Hi,
Vladimir Tzankov is the thread expert of CLISP's experimental thread branch, and here's what he has to say on this topic:
On Tue, Jul 30, 2013 at 4:33 PM, Felix Filozov ffilozov@gmail.com wrote:
When defining a foreign function using def-foreign-call, there's an option one could set called :allow-gc. Setting it to :always, allows the garbage collector to run while the foreign function is executing.
At the moment CFFI uses the default value for :allow-gc, which is :never. This prevents GC from running when a foreign function is executing.
Moreover, once GC blocks, other processes can't make progress. In my case, I need GC to run during foreign function execution.
Stelian Ionescu wrote:
SBCL never disables GC globally, and I don't think that CCL, ECL or ABCL do that either. [LispWorks] has no mention of GC, so it would seem that among SMP Lisps Allegro is the only one to do sophisticated stuff. CMUCL and Clisp are currently single-threaded so GC is implicitly disabled during foreign calls.
Luís Oliveira wrote:
If we can confirm that ACL is the outlier, then (a) I'm all for changing cffi-allegro's implementation to match the semantics of the other Lisps and (b) documenting these semantics in the manual.

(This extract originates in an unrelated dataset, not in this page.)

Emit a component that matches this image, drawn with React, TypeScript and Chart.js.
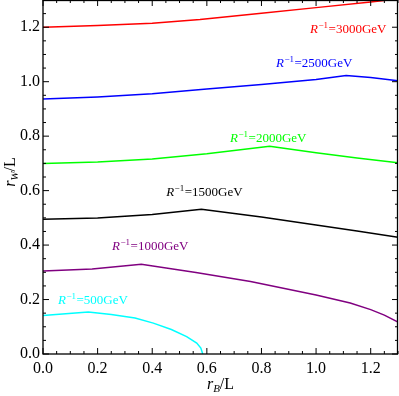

Vladimir Tzankow wrote (posted with permission):
While there is no official CLISP release with threads support - threads are usable when built with --with-threads configure option. GC is stop-the-world one i.e. all threads are suspended at safe points while one of them is performing the GC. FFI calls are safe points as well which means that if a thread is in FFI call (blocked or whatever) the GC is allowed to run. The only complication is when a pointer to object in the heap has been passed to foreign code. In this case we "pin" the object before leaving lisp land. GC knows about pinned objects and do not move them around.
Pinning is used mostly for i/o (streams.d) where we pass pointers in heap to syscalls (read,write,etc). There is no Lisp interface to pin objects. Code called via FFI never gets direct pointer in the heap. Nevertheless GC is allowed while the control is in foreign call.
These days, it feels backward IMHO to disable GC by default.